Task: Retype nothing but the lines from the start of the material up to and including the line with "import seaborn as sns". Pictures don't belong in the copy.

Provided data:
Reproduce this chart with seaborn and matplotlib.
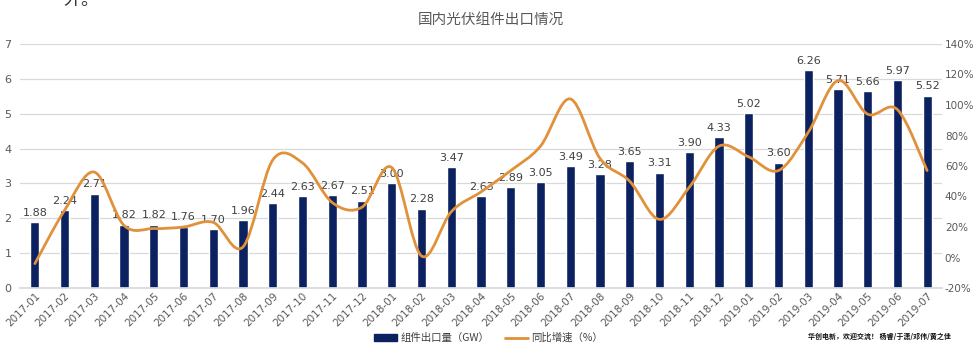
import numpy as np
import pandas as pd
import matplotlib
matplotlib.use("Agg")
import matplotlib.pyplot as plt
from matplotlib.path import Path
from matplotlib.patches import PathPatch, Patch
from matplotlib.lines import Line2D
import seaborn as sns

months = ["2017-01", "2017-02", "2017-03", "2017-04", "2017-05", "2017-06", "2017-07", "2017-08",
          "2017-09", "2017-10", "2017-11", "2017-12", "2018-01", "2018-02", "2018-03", "2018-04",
          "2018-05", "2018-06", "2018-07", "2018-08", "2018-09", "2018-10", "2018-11", "2018-12",
          "2019-01", "2019-02", "2019-03", "2019-04", "2019-05", "2019-06", "2019-07"]
export_gw = [1.88, 2.24, 2.71, 1.82, 1.82, 1.76, 1.70, 1.96, 2.44, 2.63, 2.67, 2.51, 3.00, 2.28,
             3.47, 2.63, 2.89, 3.05, 3.49, 3.28, 3.65, 3.31, 3.90, 4.33, 5.02, 3.60, 6.26, 5.71,
             5.66, 5.97, 5.52]
yoy_pct = [-4, 31, 56, 21, 19, 20, 23, 7, 64, 62, 36, 33, 59, 1, 30, 43, 57, 73, 104, 65, 50,
           25, 46, 73, 66, 57, 82, 116, 94, 97, 57]

title = "国内光伏组件出口情况"
bar_label = "组件出口量（GW）"
line_label = "同比增速（%）"
left_ticks = [0, 1, 2, 3, 4, 5, 6, 7]
right_ticks = [-20, 0, 20, 40, 60, 80, 100, 120, 140]

NAVY = "#0c2160"
ORANGE = "#E0913A"
GRAY = "#595959"

sns.set_theme(style="white")
plt.rcParams["font.family"] = ["Noto Sans CJK SC", "DejaVu Sans"]

fig = plt.figure(figsize=(9.77, 3.52), dpi=100)
ax = fig.add_axes([20 / 977, 1 - 288 / 352, (942 - 20) / 977, (288 - 44) / 352])

df = pd.DataFrame({"month": months, "export": export_gw})
sns.barplot(data=df, x="month", y="export", color=NAVY, width=0.31, ax=ax,
            saturation=1, zorder=2)
ax.set_ylim(0, 7)
ax.set_yticks(left_ticks)
ax.set_xlim(-0.5, len(months) - 0.5)
ax.set_xlabel("")
ax.set_ylabel("")
ax.yaxis.grid(True, color="#d9d9d9", linewidth=0.9, zorder=0)
ax.set_axisbelow(True)
for s in ["top", "right", "left"]:
    ax.spines[s].set_visible(False)
ax.spines["bottom"].set_color("#d9d9d9")
ax.tick_params(axis="y", labelsize=8, colors=GRAY, pad=6, length=0, left=False)
ax.tick_params(axis="x", labelsize=7.5, colors=GRAY, length=0, pad=2)
plt.setp(ax.get_yticklabels(), family="DejaVu Sans")
for lbl in ax.get_xticklabels():
    lbl.set_rotation(45)
    lbl.set_ha("right")
    lbl.set_rotation_mode("anchor")
    lbl.set_family("DejaVu Sans")

for c in ax.containers:
    ax.bar_label(c, fmt="%.2f", padding=3, fontsize=8, color="#404040", family="DejaVu Sans")

ax2 = ax.twinx()
ax2.set_ylim(-20, 140)
ax2.set_yticks(right_ticks)
ax2.set_yticklabels([f"{v}%" for v in right_ticks], family="DejaVu Sans")
ax2.tick_params(axis="y", labelsize=7.5, colors=GRAY, length=0, pad=2)
for s in ax2.spines.values():
    s.set_visible(False)
ax2.grid(False)

# smooth (Excel-style) curve through the data points
xs = np.arange(len(yoy_pct), dtype=float)
ys = np.array(yoy_pct, dtype=float)
pts = np.column_stack([xs, ys])
verts = [pts[0]]
codes = [Path.MOVETO]
n = len(pts)
for i in range(n - 1):
    p0 = pts[i - 1] if i > 0 else pts[i]
    p1 = pts[i]
    p2 = pts[i + 1]
    p3 = pts[i + 2] if i + 2 < n else pts[i + 1]
    c1 = p1 + (p2 - p0) / 6.0
    c2 = p2 - (p3 - p1) / 6.0
    verts += [c1, c2, p2]
    codes += [Path.CURVE4] * 3
patch = PathPatch(Path(verts, codes), facecolor="none", edgecolor=ORANGE, linewidth=2.0,
                  transform=ax2.transData, zorder=3, capstyle="round")
ax2.add_patch(patch)

fig.text(0.502, 1 - 20 / 352, title, ha="center", va="center", fontsize=10.5, color="#595959")
fig.text(0.065, 1.0, "外。", ha="left", va="center", fontsize=13, color="#333333")

handles = [Patch(facecolor=NAVY, edgecolor=NAVY),
           Line2D([0], [0], color=ORANGE, linewidth=2)]
fig.legend(handles, [bar_label, line_label], loc="center", bbox_to_anchor=(0.5, 1 - 338 / 352),
           ncol=2, frameon=False, fontsize=7.5, handlelength=2.2, handleheight=0.6,
           columnspacing=1.5, handletextpad=0.3, labelcolor="#404040")

fig.text(808 / 977, 1 - 336 / 352, "华创电新，欢迎交流！ 杨睿/于潇/邓伟/黄之佳", ha="left", va="center",
         fontsize=5, color="#111111", fontweight="bold")

fig.savefig("out.png", dpi=100)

Solved problem:
Reproduce this chart with seaborn and matplotlib.
import numpy as np
import pandas as pd
import matplotlib
matplotlib.use("Agg")
import matplotlib.pyplot as plt
from matplotlib.path import Path
from matplotlib.patches import PathPatch, Patch
from matplotlib.lines import Line2D
import seaborn as sns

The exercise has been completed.